Pouco mais da metade da população se utiliza de transporte coletivo (ônibus, metrô e trem) e quase um quarto prefere os automóveis.

No último ano houve um aumento na utilização de automóveis por aplicativo, de 3% para 5%, e a utilização de táxi ficou estável, com 2%.

Quanto à mobilidade ativa, quase 10% se locomovem exclusivamente a pé todos os dias, e somente 1% de bicicleta. A insegurança e a péssima condição das calçadas são responsáveis pelo reduzido número de pessoas que caminham e pedalam pela cidade. Sem esquecer de mencionar o absurdo da lei que deixa as calçadas sob responsabilidade dos proprietários dos imóveis, o que impede uma padronização de qualidade.

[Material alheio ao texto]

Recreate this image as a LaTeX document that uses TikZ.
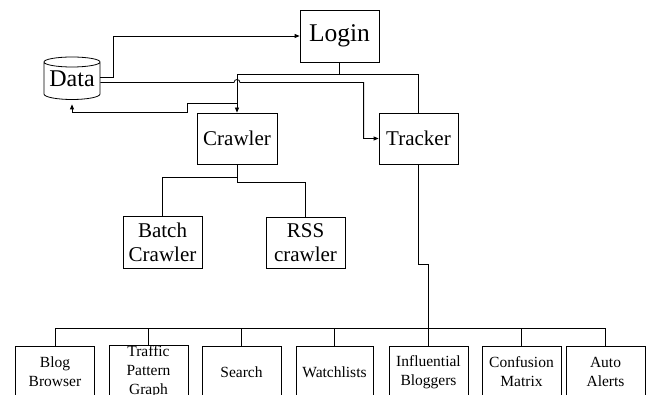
\documentclass[tikz,border=0pt]{standalone}
\usepackage{fontspec}
\setmainfont{Liberation Serif}
\usetikzlibrary{arrows.meta,calc}
\begin{document}
\begin{tikzpicture}[x=1pt,y=1pt,
  line width=0.8pt,
  box/.style={draw,line width=0.8pt,inner sep=0pt,align=center},
  bigbox/.style={box,minimum width=79pt,minimum height=52pt,font=\fontsize{25.5}{28}\selectfont},
  midbox/.style={box,minimum width=79pt,minimum height=51pt,font=\fontsize{21}{24}\selectfont},
  smallbox/.style={box,minimum width=79pt,minimum height=52pt,font=\fontsize{15.5}{19}\selectfont},
  arr/.style={-{Triangle[length=5pt,width=4pt]}}]
\clip (0,0) rectangle (647,394);
% nodes
\node[bigbox] (login) at (339.5,358) {Login};
\node[inner sep=0pt,minimum width=56pt,minimum height=43pt,font=\fontsize{24}{28}\selectfont] (data) at (72,315.5) {Data};
\draw (44,332) -- (44,300) arc[start angle=180,end angle=360,x radius=28,y radius=5.5] -- (100,332)
  arc[start angle=0,end angle=180,x radius=28,y radius=5] arc[start angle=180,end angle=360,x radius=28,y radius=5];
\node[midbox,minimum width=80pt] (crawler) at (237,255.5) {Crawler};
\node[midbox] (tracker) at (418.5,255.5) {Tracker};
\node[midbox,minimum height=52pt] (batch) at (162.5,152) {Batch\\Crawler};
\node[midbox] (rss) at (305.5,151.5) {RSS\\crawler};
\node[smallbox] (blog) at (55,22) {Blog\\Browser};
\node[smallbox] (traffic) at (148.5,22) {Traffic\\Pattern\\Graph};
\node[smallbox] (search) at (241.5,22) {Search};
\node[smallbox,minimum width=77pt] (watch) at (334.5,22) {Watchlists};
\node[smallbox] (infl) at (428.5,22) {Influential\\Bloggers};
\node[smallbox] (conf) at (521.5,22) {Confusion\\Matrix};
\node[smallbox] (auto) at (605.5,22) {Auto\\Alerts};
% connectors
\draw[arr] ([yshift=1.5pt]data.east) -- ++(13,0) |- (login.west);
\draw[arr] (login.south) -- ++(0,-12) -| (crawler.north);
\draw (login.south) -- ++(0,-12) -| (tracker.north);
\draw[arr] ([yshift=-4pt]data.east) -- ([xshift=-3pt,yshift=-4pt]crawler.north |- data.east)
  arc[start angle=180,end angle=0,radius=3pt] -| ([xshift=-15pt]tracker.west) -- (tracker.west);
\draw[arr] ([yshift=9pt]crawler.north) -- ++(-50,0) -- ++(0,-9) -| ([yshift=-4pt]data.south);
\draw (crawler.south) -- ++(0,-13) -| (batch.north);
\draw (crawler.south) -- ++(0,-18) -| (rss.north);
\draw (tracker.south) -- ++(0,-100) -| (infl.north);
\coordinate (bus) at (0,66);
\draw (blog.north) -- (blog.north |- bus) -- (auto.north |- bus) -- (auto.north);
\foreach \n in {traffic,search,watch,conf}
  \draw (\n.north) -- (\n.north |- bus);
\end{tikzpicture}
\end{document}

Em 2014, há exatos 10 anos, o tempo médio de deslocamento na cidade era praticamente o mesmo, o que prova a incapacidade da gestão pública em resolver o problema e priorizar o investimento na infraestrutura, pois falta coragem de tomar decisões que contrariem os interesses de empresas que dominam o transporte coletivo.

Neste mesmo período de dez anos de uma São Paulo engarrafada e imobilizada, Paris conseguiu reduzir drasticamente a utilização de automóveis, para só 4% da população, com a combinação de medidas restritivas e alternativas de mobilidade; triplicou a utilização de bicicletas e a locomoção a pé tornou-se o meio de locomoção.